(What to produce)
Leave out the pictures and restate the rest of the data exactly.

━━ Dataset section

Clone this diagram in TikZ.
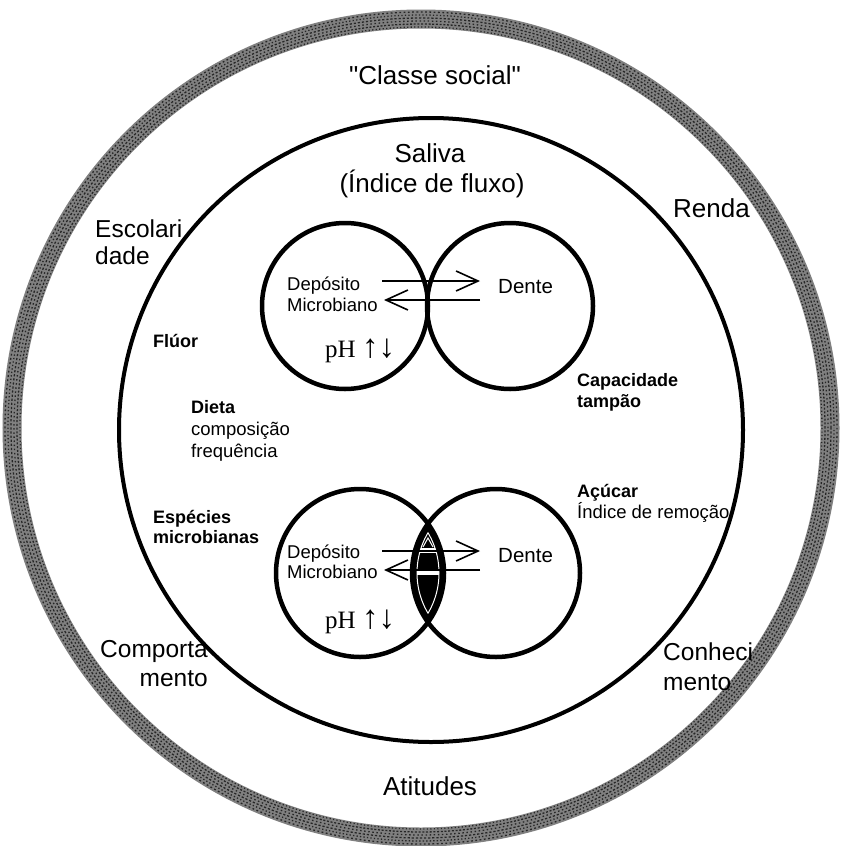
\documentclass[tikz,border=0pt]{standalone}
\usepackage{fontspec}
\setmainfont{Liberation Sans}
\newfontfamily\qfont{Liberation Sans}[Ligatures=TeXOff]
\newfontfamily\phfont{Liberation Serif}
\usetikzlibrary{arrows.meta}
\begin{document}
\begin{tikzpicture}[x=1pt,y=-1pt,
 big/.style={inner sep=0pt,font=\fontsize{26}{30}\selectfont},
 mid/.style={inner sep=0pt,font=\fontsize{24.5}{28}\selectfont},
 sm/.style={inner sep=0pt,font=\fontsize{18.5}{22}\selectfont},
 smb/.style={inner sep=0pt,font=\bfseries\fontsize{18}{22}\selectfont},
 dente/.style={inner sep=0pt,font=\fontsize{20.5}{24}\selectfont},
 ph/.style={inner sep=0pt,font=\phfont\fontsize{25}{28}\selectfont},
 circ/.style={line width=4.5pt},
 arr/.style={line width=1.8pt,-{Straight Barb[length=22pt,width=20pt,line width=1.6pt]}}
]
\useasboundingbox[fill=white] (0,0) rectangle (842,846);
% outer textured ring
\draw[line width=19pt, black!50] (421,428) circle[radius=409];
\foreach \r/\p/\a/\b in {401/0/1.2/2.3,404/1.3/2/1.7,407/2.1/1.5/2.6,410/0.7/2.2/1.9,413/1.7/1.3/2.2,416/0.4/1.8/2.5}
  \draw[black!85, line width=1.3pt, dash pattern=on \a pt off \b pt, dash phase=\p pt] (421,428) circle[radius=\r];
% inner circle
\draw[line width=4pt] (431,430) circle[radius=312];

% top pair
\draw[circ] (345,306) circle[radius=83];
\draw[circ] (510,306) circle[radius=83];

% bottom pair lens
\begin{scope}
  \clip (360,573) circle[radius=84];
  \fill (496,573) circle[radius=84];
\end{scope}
\begin{scope}
  \clip (360,573) circle[radius=79];
  \draw[white, line width=1pt] (496,573) circle[radius=79];
\end{scope}
\begin{scope}
  \clip (496,573) circle[radius=79];
  \draw[white, line width=1pt] (360,573) circle[radius=79];
\end{scope}
\begin{scope}
  \clip (360,573) circle[radius=79];
  \clip (496,573) circle[radius=79];
  \fill[white] (400,548) rectangle (460,553);
  \fill[white] (400,571) rectangle (460,575);
  \draw[white, line width=1pt] (423,547) -- (428,538) -- (433,547);
\end{scope}
\draw[circ] (360,573) circle[radius=84];
\draw[circ] (496,573) circle[radius=84];

% labels outside inner circle
\node[big, anchor=base] (classe) at (435,84) {\qfont "Classe social"};
\node[mid, anchor=base west] (esc1) at (95,237) {Escolari};
\node[mid, anchor=base west] (esc2) at (95,264) {dade};
\node[big, anchor=base west] (renda) at (673,217) {Renda};
\node[mid, anchor=base east] (comp1) at (208,657) {Comporta};
\node[mid, anchor=base east] (comp2) at (208,686) {mento};
\node[mid, anchor=base west] (con1) at (663,660) {Conheci};
\node[mid, anchor=base west] (con2) at (663,690) {mento};
\node[big, anchor=base] (atit) at (430,795) {Atitudes};

% labels inside inner circle
\node[big, anchor=base] (sal1) at (430,162) {Saliva};
\node[big, anchor=base] (sal2) at (432,192) {(Índice de fluxo)};
\node[smb, anchor=base west] (fluor) at (153,347) {Flúor};
\node[smb, anchor=base west] (dieta) at (191,413) {Dieta};
\node[sm, anchor=base west] (comp) at (191,435) {composição};
\node[sm, anchor=base west] (freq) at (191,457) {frequência};
\node[smb, anchor=base west] (esp1) at (153,523) {Espécies};
\node[smb, anchor=base west] (esp2) at (153,543) {microbianas};
\node[smb, anchor=base west] (cap1) at (577,386) {Capacidade};
\node[smb, anchor=base west] (cap2) at (577,407) {tampão};
\node[smb, anchor=base west] (acu) at (577,497) {Açúcar};
\node[sm, anchor=base west] (rem) at (577,518) {Índice de remoção};

% top pair texts
\node[sm, anchor=base west] (dA1) at (287,290) {Depósito};
\node[sm, anchor=base west] (dA2) at (287,311) {Microbiano};
\node[dente, anchor=base west] (tA) at (498,293) {Dente};
\node[ph, anchor=base west] (phA) at (325,357) {pH {\fontsize{33}{33}\selectfont↑↓}};
\coordinate (a1s) at (382,281);
\coordinate (a1e) at (480,281);
\coordinate (a2s) at (480,300);
\coordinate (a2e) at (384,300);
\draw[arr] (a1s) -- (a1e);
\draw[arr] (a2s) -- (a2e);

% bottom pair texts
\node[sm, anchor=base west] (dB1) at (287,558) {Depósito};
\node[sm, anchor=base west] (dB2) at (287,578) {Microbiano};
\node[dente, anchor=base west] (tB) at (498,562) {Dente};
\node[ph, anchor=base west] (phB) at (325,628) {pH {\fontsize{33}{33}\selectfont↑↓}};
\coordinate (b1s) at (382,551);
\coordinate (b1e) at (480,551);
\coordinate (b2s) at (480,570);
\coordinate (b2e) at (384,570);
\draw[arr] (b1s) -- (b1e);
\draw[arr] (b2s) -- (b2e);
\end{tikzpicture}
\end{document}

━━━━

(Response to this task)
Clone this diagram in TikZ.
\documentclass[tikz,border=0pt]{standalone}
\usepackage{fontspec}
\setmainfont{Liberation Sans}
\newfontfamily\qfont{Liberation Sans}[Ligatures=TeXOff]
\newfontfamily\phfont{Liberation Serif}
\usetikzlibrary{arrows.meta}
\begin{document}
\begin{tikzpicture}[x=1pt,y=-1pt,
 big/.style={inner sep=0pt,font=\fontsize{26}{30}\selectfont},
 mid/.style={inner sep=0pt,font=\fontsize{24.5}{28}\selectfont},
 sm/.style={inner sep=0pt,font=\fontsize{18.5}{22}\selectfont},
 smb/.style={inner sep=0pt,font=\bfseries\fontsize{18}{22}\selectfont},
 dente/.style={inner sep=0pt,font=\fontsize{20.5}{24}\selectfont},
 ph/.style={inner sep=0pt,font=\phfont\fontsize{25}{28}\selectfont},
 circ/.style={line width=4.5pt},
 arr/.style={line width=1.8pt,-{Straight Barb[length=22pt,width=20pt,line width=1.6pt]}}
]
\useasboundingbox[fill=white] (0,0) rectangle (842,846);
% outer textured ring
\draw[line width=19pt, black!50] (421,428) circle[radius=409];
\foreach \r/\p/\a/\b in {401/0/1.2/2.3,404/1.3/2/1.7,407/2.1/1.5/2.6,410/0.7/2.2/1.9,413/1.7/1.3/2.2,416/0.4/1.8/2.5}
  \draw[black!85, line width=1.3pt, dash pattern=on \a pt off \b pt, dash phase=\p pt] (421,428) circle[radius=\r];
% inner circle
\draw[line width=4pt] (431,430) circle[radius=312];

% top pair
\draw[circ] (345,306) circle[radius=83];
\draw[circ] (510,306) circle[radius=83];

% bottom pair lens
\begin{scope}
  \clip (360,573) circle[radius=84];
  \fill (496,573) circle[radius=84];
\end{scope}
\begin{scope}
  \clip (360,573) circle[radius=79];
  \draw[white, line width=1pt] (496,573) circle[radius=79];
\end{scope}
\begin{scope}
  \clip (496,573) circle[radius=79];
  \draw[white, line width=1pt] (360,573) circle[radius=79];
\end{scope}
\begin{scope}
  \clip (360,573) circle[radius=79];
  \clip (496,573) circle[radius=79];
  \fill[white] (400,548) rectangle (460,553);
  \fill[white] (400,571) rectangle (460,575);
  \draw[white, line width=1pt] (423,547) -- (428,538) -- (433,547);
\end{scope}
\draw[circ] (360,573) circle[radius=84];
\draw[circ] (496,573) circle[radius=84];

% labels outside inner circle
\node[big, anchor=base] (classe) at (435,84) {\qfont "Classe social"};
\node[mid, anchor=base west] (esc1) at (95,237) {Escolari};
\node[mid, anchor=base west] (esc2) at (95,264) {dade};
\node[big, anchor=base west] (renda) at (673,217) {Renda};
\node[mid, anchor=base east] (comp1) at (208,657) {Comporta};
\node[mid, anchor=base east] (comp2) at (208,686) {mento};
\node[mid, anchor=base west] (con1) at (663,660) {Conheci};
\node[mid, anchor=base west] (con2) at (663,690) {mento};
\node[big, anchor=base] (atit) at (430,795) {Atitudes};

% labels inside inner circle
\node[big, anchor=base] (sal1) at (430,162) {Saliva};
\node[big, anchor=base] (sal2) at (432,192) {(Índice de fluxo)};
\node[smb, anchor=base west] (fluor) at (153,347) {Flúor};
\node[smb, anchor=base west] (dieta) at (191,413) {Dieta};
\node[sm, anchor=base west] (comp) at (191,435) {composição};
\node[sm, anchor=base west] (freq) at (191,457) {frequência};
\node[smb, anchor=base west] (esp1) at (153,523) {Espécies};
\node[smb, anchor=base west] (esp2) at (153,543) {microbianas};
\node[smb, anchor=base west] (cap1) at (577,386) {Capacidade};
\node[smb, anchor=base west] (cap2) at (577,407) {tampão};
\node[smb, anchor=base west] (acu) at (577,497) {Açúcar};
\node[sm, anchor=base west] (rem) at (577,518) {Índice de remoção};

% top pair texts
\node[sm, anchor=base west] (dA1) at (287,290) {Depósito};
\node[sm, anchor=base west] (dA2) at (287,311) {Microbiano};
\node[dente, anchor=base west] (tA) at (498,293) {Dente};
\node[ph, anchor=base west] (phA) at (325,357) {pH {\fontsize{33}{33}\selectfont↑↓}};
\coordinate (a1s) at (382,281);
\coordinate (a1e) at (480,281);
\coordinate (a2s) at (480,300);
\coordinate (a2e) at (384,300);
\draw[arr] (a1s) -- (a1e);
\draw[arr] (a2s) -- (a2e);

% bottom pair texts
\node[sm, anchor=base west] (dB1) at (287,558) {Depósito};
\node[sm, anchor=base west] (dB2) at (287,578) {Microbiano};
\node[dente, anchor=base west] (tB) at (498,562) {Dente};
\node[ph, anchor=base west] (phB) at (325,628) {pH {\fontsize{33}{33}\selectfont↑↓}};
\coordinate (b1s) at (382,551);
\coordinate (b1e) at (480,551);
\coordinate (b2s) at (480,570);
\coordinate (b2e) at (384,570);
\draw[arr] (b1s) -- (b1e);
\draw[arr] (b2s) -- (b2e);
\end{tikzpicture}
\end{document}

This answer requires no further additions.